Pontiac Is Closing Up Shop In SL

The SLNN and the SL Herald are reporting that Pontiac is leaving SL and closing it's sim. Like I was saying the other day about the cement plant, companies are going to be coming and going until they figure out what SL is for, just like they had to find out what the Internet was for a decade ago. The article makes a couple of interesting points:

Motorati was one of the few corporate builds that seemed to get SL right -- offering not a ghost island, but regular events and races and offering free land for people who were making contributions to Second Life car culture.
...
Sad but probably true. Until corporations stop thinking of SL as an advertising billboard and start actually building something of lasting value the metaverse is is going to be in Neutral and the gauges are going to read Fail.

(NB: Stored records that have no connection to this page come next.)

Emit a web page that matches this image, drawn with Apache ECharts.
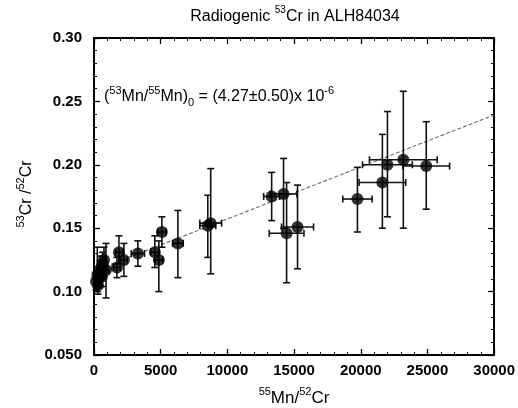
<!DOCTYPE html>
<html><head><meta charset="utf-8">
<script src="https://cdn.jsdelivr.net/npm/echarts@6/dist/echarts.min.js"></script>
<style>html,body{margin:0;padding:0;background:#fff}#c{width:518px;height:408px}</style>
</head><body><div id="c"></div>
<script>
// 55Mn/52Cr ratio (x) and 53Cr/52Cr ratio (y) with error bars
const mnCr   = [150, 250, 350, 300, 450, 550, 650, 750, 900, 600, 1720, 1870, 2240, 3290, 4560, 4860, 5090, 6290, 8530, 8750, 13320, 14210, 14440, 15260, 19750, 21620, 22000, 23190, 24910];
const crCr   = [0.108, 0.113, 0.110, 0.105, 0.116, 0.119, 0.122, 0.125, 0.117, 0.112, 0.119, 0.131, 0.125, 0.130, 0.131, 0.125, 0.147, 0.138, 0.152, 0.154, 0.175, 0.177, 0.146, 0.151, 0.173, 0.186, 0.200, 0.204, 0.199];
const mnErr  = [100, 120, 100, 100, 150, 150, 150, 150, 200, 150, 250, 250, 250, 500, 300, 300, 300, 400, 600, 820, 600, 1000, 1300, 1200, 1100, 1750, 1870, 2540, 1750];
const crLow  = [0.101, 0.100, 0.103, 0.098, 0.108, 0.110, 0.112, 0.115, 0.095, 0.104, 0.111, 0.122, 0.112, 0.120, 0.119, 0.100, 0.135, 0.111, 0.127, 0.114, 0.156, 0.150, 0.107, 0.118, 0.147, 0.150, 0.159, 0.150, 0.165];
const crHigh = [0.115, 0.135, 0.117, 0.112, 0.124, 0.128, 0.131, 0.135, 0.138, 0.120, 0.127, 0.144, 0.138, 0.140, 0.144, 0.140, 0.159, 0.164, 0.176, 0.197, 0.194, 0.205, 0.186, 0.184, 0.198, 0.224, 0.242, 0.258, 0.234];
// isochron fit line
const fitX = [0, 30000];
const fitY = [0.1163, 0.2393];
// ticks
const xTicks = [0, 5000, 10000, 15000, 20000, 25000, 30000];
const yTicks = [0.05, 0.10, 0.15, 0.20, 0.25, 0.30];

const points = mnCr.map((x, i) => [x, crCr[i], mnErr[i], crLow[i], crHigh[i]]);
const fit = fitX.map((x, i) => [x, fitY[i]]);

const FONT = 'Liberation Sans, Arial, Helvetica, sans-serif';
const chart = echarts.init(document.getElementById('c'), null, {renderer: 'canvas'});

function axisCommon(showLabel) {
  return {
    type: 'value',
    axisLine: {show: true, onZero: false, lineStyle: {color: '#000', width: 2}},
    axisTick: {show: true, inside: true, length: 6, lineStyle: {color: '#000', width: 1.3}},
    minorTick: {show: true, splitNumber: 5, length: 3, lineStyle: {color: '#000', width: 1}},
    splitLine: {show: false},
    axisLabel: {show: showLabel, color: '#000', fontFamily: FONT, fontSize: 15, fontWeight: 'bold'}
  };
}

const xa0 = Object.assign(axisCommon(true), {position: 'bottom', min: xTicks[0], max: xTicks[xTicks.length-1], interval: 5000});
xa0.axisLabel.margin = 8;
xa0.axisLabel.formatter = v => String(v);
const xa1 = Object.assign(axisCommon(false), {position: 'top', min: xTicks[0], max: xTicks[xTicks.length-1], interval: 5000});
const ya0 = Object.assign(axisCommon(true), {position: 'left', min: yTicks[0], max: yTicks[yTicks.length-1], interval: 0.05});
ya0.axisLabel.margin = 12;
ya0.axisLabel.formatter = v => Math.abs(v - 0.05) < 1e-9 ? '0.050' : v.toFixed(2);
const ya1 = Object.assign(axisCommon(false), {position: 'right', min: yTicks[0], max: yTicks[yTicks.length-1], interval: 0.05});

function rich(main, sup) {
  return {
    a: {fontSize: main, fontFamily: FONT, color: '#000', lineHeight: main + 7},
    s: {fontSize: sup, fontFamily: FONT, color: '#000', verticalAlign: 'top', lineHeight: sup},
    b: {fontSize: sup, fontFamily: FONT, color: '#000', verticalAlign: 'bottom', lineHeight: sup}
  };
}

chart.setOption({
  animation: false,
  backgroundColor: '#fff',
  grid: {left: 94, right: 23, top: 38, bottom: 53, containLabel: false},
  xAxis: [xa0, xa1],
  yAxis: [ya0, ya1],
  graphic: [
    {type: 'text', x: 295, y: 17, z: 10,
     style: {text: '{a|Radiogenic }{s|53}{a|Cr in ALH84034}', rich: rich(16, 10), align: 'center', verticalAlign: 'middle'}},
    {type: 'text', x: 294, y: 398, z: 10,
     style: {text: '{s|55}{a|Mn/}{s|52}{a|Cr}', rich: rich(17, 11), align: 'center', verticalAlign: 'middle'}},
    {type: 'text', x: 27, y: 194, rotation: Math.PI / 2, z: 10,
     style: {text: '{s|53}{a|Cr /}{s|52}{a|Cr}', rich: rich(16, 11), align: 'center', verticalAlign: 'middle'}},
    {type: 'text', x: 104, y: 97, z: 10,
     style: {text: '{a|(}{s|53}{a|Mn/}{s|55}{a|Mn)}{b|0}{a| = (4.27±0.50)x 10}{s|-6}', rich: rich(16, 11), align: 'left', verticalAlign: 'middle'}}
  ],
  series: [
    {
      type: 'line', data: fit, xAxisIndex: 0, yAxisIndex: 0, symbol: 'none', z: 1,
      lineStyle: {color: '#777', width: 1.2, type: [4, 2]}
    },
    {
      type: 'custom', data: points, xAxisIndex: 0, yAxisIndex: 0, z: 2,
      encode: {x: 0, y: 1},
      renderItem: function (params, api) {
        const x = api.value(0), y = api.value(1), xe = api.value(2), ylo = api.value(3), yhi = api.value(4);
        const pLo = api.coord([x, ylo]), pHi = api.coord([x, yhi]);
        const pL = api.coord([x - xe, y]), pR = api.coord([x + xe, y]);
        const c = 3.5;
        const st = {stroke: '#111', lineWidth: 1.6};
        const L = (x1, y1, x2, y2) => ({type: 'line', shape: {x1, y1, x2, y2}, style: st});
        return {type: 'group', children: [
          L(pLo[0], pLo[1], pHi[0], pHi[1]),
          L(pLo[0] - c, pLo[1], pLo[0] + c, pLo[1]),
          L(pHi[0] - c, pHi[1], pHi[0] + c, pHi[1]),
          L(pL[0], pL[1], pR[0], pR[1]),
          L(pL[0], pL[1] - c, pL[0], pL[1] + c),
          L(pR[0], pR[1] - c, pR[0], pR[1] + c)
        ]};
      }
    },
    {
      type: 'scatter', data: points.map(p => [p[0], p[1]]), xAxisIndex: 0, yAxisIndex: 0, z: 3,
      symbol: 'circle', symbolSize: 12, itemStyle: {color: '#000'}
    }
  ]
});
</script>
</body></html>
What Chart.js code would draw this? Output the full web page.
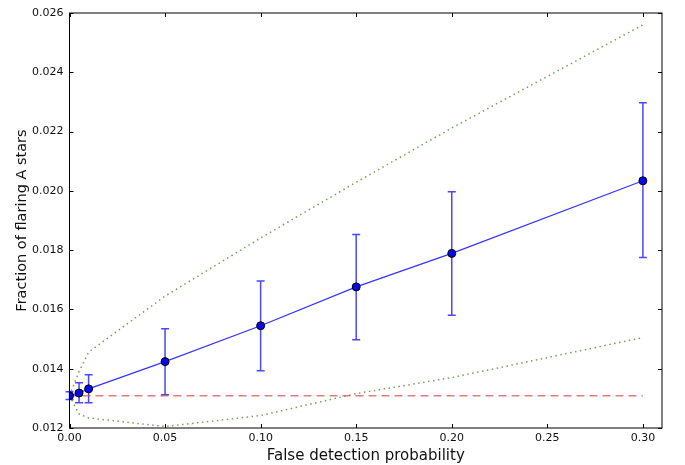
<!DOCTYPE html>
<html lang="en">
<head>
    <meta charset="UTF-8">
    <title>Fraction of flaring A stars</title>
    <script src="https://cdn.jsdelivr.net/npm/chart.js"></script>
    <style>
        body { margin: 0; background: #fff; }
        #chart { display: block; }
    </style>
</head>
<body>
    <canvas id="chart" width="685" height="465"></canvas>

    <script>
        // data
        const falseProb = [0, 0.005, 0.01, 0.05, 0.10, 0.15, 0.20, 0.30];
        const fraction  = [0.01309, 0.01318, 0.01332, 0.01424, 0.01545, 0.01676, 0.01789, 0.02034];
        const errLow    = [0.01296, 0.01285, 0.01285, 0.01312, 0.01393, 0.01498, 0.01580, 0.01775];
        const errHigh   = [0.01322, 0.01353, 0.01380, 0.01535, 0.01696, 0.01853, 0.01997, 0.02297];
        const upperBand = [0.01309, 0.01390, 0.01456, 0.01645, 0.01841, 0.02029, 0.02212, 0.02560];
        const lowerBand = [0.01309, 0.01247, 0.01234, 0.01205, 0.01242, 0.01316, 0.01370, 0.01505];
        const baselineX = [0, 0.30];
        const baselineY = 0.01309;
        const xTicks = [0, 0.05, 0.10, 0.15, 0.20, 0.25, 0.30];
        const yTicks = [0.012, 0.014, 0.016, 0.018, 0.020, 0.022, 0.024, 0.026];

        const pts = (xs, ys) => xs.map((x, i) => ({ x: x, y: ys[i] }));

        // error bars under the markers
        const errorBars = {
            id: 'errorBars',
            beforeDatasetsDraw(chart) {
                const xs = chart.scales.x, ys = chart.scales.y, c = chart.ctx;
                c.save();
                c.strokeStyle = 'rgba(40,40,255,0.85)';
                c.lineWidth = 1.5;
                falseProb.forEach((p, i) => {
                    const px = xs.getPixelForValue(p);
                    const top = ys.getPixelForValue(errHigh[i]);
                    const bot = ys.getPixelForValue(errLow[i]);
                    c.beginPath();
                    c.moveTo(px, top); c.lineTo(px, bot);
                    c.moveTo(px - 4, top); c.lineTo(px + 4, top);
                    c.moveTo(px - 4, bot); c.lineTo(px + 4, bot);
                    c.stroke();
                });
                c.restore();
            }
        };

        // matplotlib-style box with inward ticks on every side
        const frame = {
            id: 'frame',
            afterDraw(chart) {
                const a = chart.chartArea, xs = chart.scales.x, ys = chart.scales.y, c = chart.ctx;
                c.save();
                c.strokeStyle = '#000';
                c.lineWidth = 1;
                c.strokeRect(a.left, a.top, a.right - a.left, a.bottom - a.top);
                c.beginPath();
                xTicks.forEach(t => {
                    const px = Math.round(xs.getPixelForValue(t)) + 0.5;
                    c.moveTo(px, a.bottom); c.lineTo(px, a.bottom - 4);
                    c.moveTo(px, a.top); c.lineTo(px, a.top + 4);
                });
                yTicks.forEach(t => {
                    const py = Math.round(ys.getPixelForValue(t)) + 0.5;
                    c.moveTo(a.left, py); c.lineTo(a.left + 4, py);
                    c.moveTo(a.right, py); c.lineTo(a.right - 4, py);
                });
                c.stroke();
                c.restore();
            }
        };

        const font = 'DejaVu Sans';

        new Chart(document.getElementById('chart'), {
            type: 'scatter',
            data: {
                datasets: [{
                    data: pts(falseProb, fraction),
                    showLine: true,
                    borderColor: 'rgba(30,30,255,0.9)',
                    borderWidth: 1.2,
                    backgroundColor: '#0a0ae6',
                    pointBorderColor: '#000',
                    pointBorderWidth: 1,
                    pointRadius: 4
                }, {
                    data: pts(baselineX, [baselineY, baselineY]),
                    showLine: true,
                    borderColor: 'rgba(215,70,70,0.7)',
                    borderWidth: 1.5,
                    borderDash: [8, 5],
                    pointRadius: 0
                }, {
                    data: pts(falseProb, upperBand),
                    showLine: true,
                    borderColor: 'rgba(70,130,30,0.75)',
                    borderWidth: 1.5,
                    borderDash: [1.5, 3.5],
                    pointRadius: 0
                }, {
                    data: pts(falseProb, lowerBand),
                    showLine: true,
                    borderColor: 'rgba(70,130,30,0.75)',
                    borderWidth: 1.5,
                    borderDash: [1.5, 3.5],
                    pointRadius: 0
                }]
            },
            options: {
                responsive: false,
                animation: false,
                layout: { padding: { top: 13, right: 23, left: 14, bottom: 0 } },
                plugins: { legend: { display: false }, tooltip: { enabled: false } },
                scales: {
                    x: {
                        type: 'linear',
                        min: 0, max: 0.31,
                        grid: { display: false, drawTicks: false },
                        border: { display: false },
                        afterBuildTicks: s => { s.ticks = xTicks.map(v => ({ value: v })); },
                        afterFit: s => { s.height = 37; },
                        ticks: {
                            color: '#111',
                            padding: 4,
                            maxRotation: 0,
                            font: { family: font, size: 11 },
                            callback: v => v.toFixed(2)
                        },
                        title: {
                            display: true,
                            text: 'False detection probability',
                            color: '#111',
                            padding: { top: 0, bottom: 0 },
                            font: { family: font, size: 15 }
                        }
                    },
                    y: {
                        min: 0.012, max: 0.026,
                        grid: { display: false, drawTicks: false },
                        border: { display: false },
                        afterBuildTicks: s => { s.ticks = yTicks.map(v => ({ value: v })); },
                        afterFit: s => { s.width = 55.5; },
                        ticks: {
                            color: '#111',
                            padding: 6,
                            font: { family: font, size: 11 },
                            callback: v => v.toFixed(3)
                        },
                        title: {
                            display: true,
                            text: 'Fraction of flaring A stars',
                            color: '#111',
                            padding: { top: 0, bottom: 0 },
                            font: { family: font, size: 14.5 }
                        }
                    }
                }
            },
            plugins: [errorBars, frame]
        });
    </script>
</body>
</html>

[Updated since I accidentally hit the 'publish' button instead of the 'save'.]
What do you want in a corporate sim? What do you want in a corporate website? Well, if I ever thought of buying a Pontiac car, I might go to the Pontiac website to learn more about their cars, their company, and their service plans, all of which can be presented very nicely in a website. What can't I find on their website that can be provided in SL? Live help and advice? A 3D view of what their car's look like (although really good photos would possibly be just as good).

I don't know anything about car culture really, so this is all conjecture, but one thing that SL can provide is live interaction - and I don't mean by driving the cars. Perhaps they could have live help, but that could be provided by phone or taking your car to the service station. Perhaps they could provide a 'build options' thingie where you could put together your own car and see what all of the options/colors/etc look like. (Although a flash based picture on a website is still pretty good.) Most of these things can easily be done on a website or over phone as well.

The real advantage SL may have is in providing a place for a Pontiac community, where people who like and drive Pontiac cars can go to be steeped in all things Pontiac. Club meetings, shows, and public question and answer sessions with Pontiac engineers and experts are all possibilities. Anything where a group would like to interact. To build that community, they'd need Pontiac info, cars, events, etc. it sounds pretty much like what they had - although I don't think I was ever there and can't tell from personal experience.

A website can provide information readily, but it can't provide good, live interaction, especially with a group. Pontiac could have used their sim as a public face for the company to communicate with their customers. Not as advertising, but as public relations. For example, if Apple wanted to build a sim, they could put all sorts of nice displays and give away free objects modeled after their computers. But that would only be the surface, the real value would be in providing a Genius bar, learning sessions, Mac group meetings, and, basically, a place for Mac-heads to hang out and be Mac geeks together and talk all about Macs. Also, public announcements that don't warrant a full stage show like MacWorld or that you want to interact with people who can't make it to a big stage show like MacWorld.

SL is good at group interaction at a level of the proletariat, not at the level of reporters and insiders.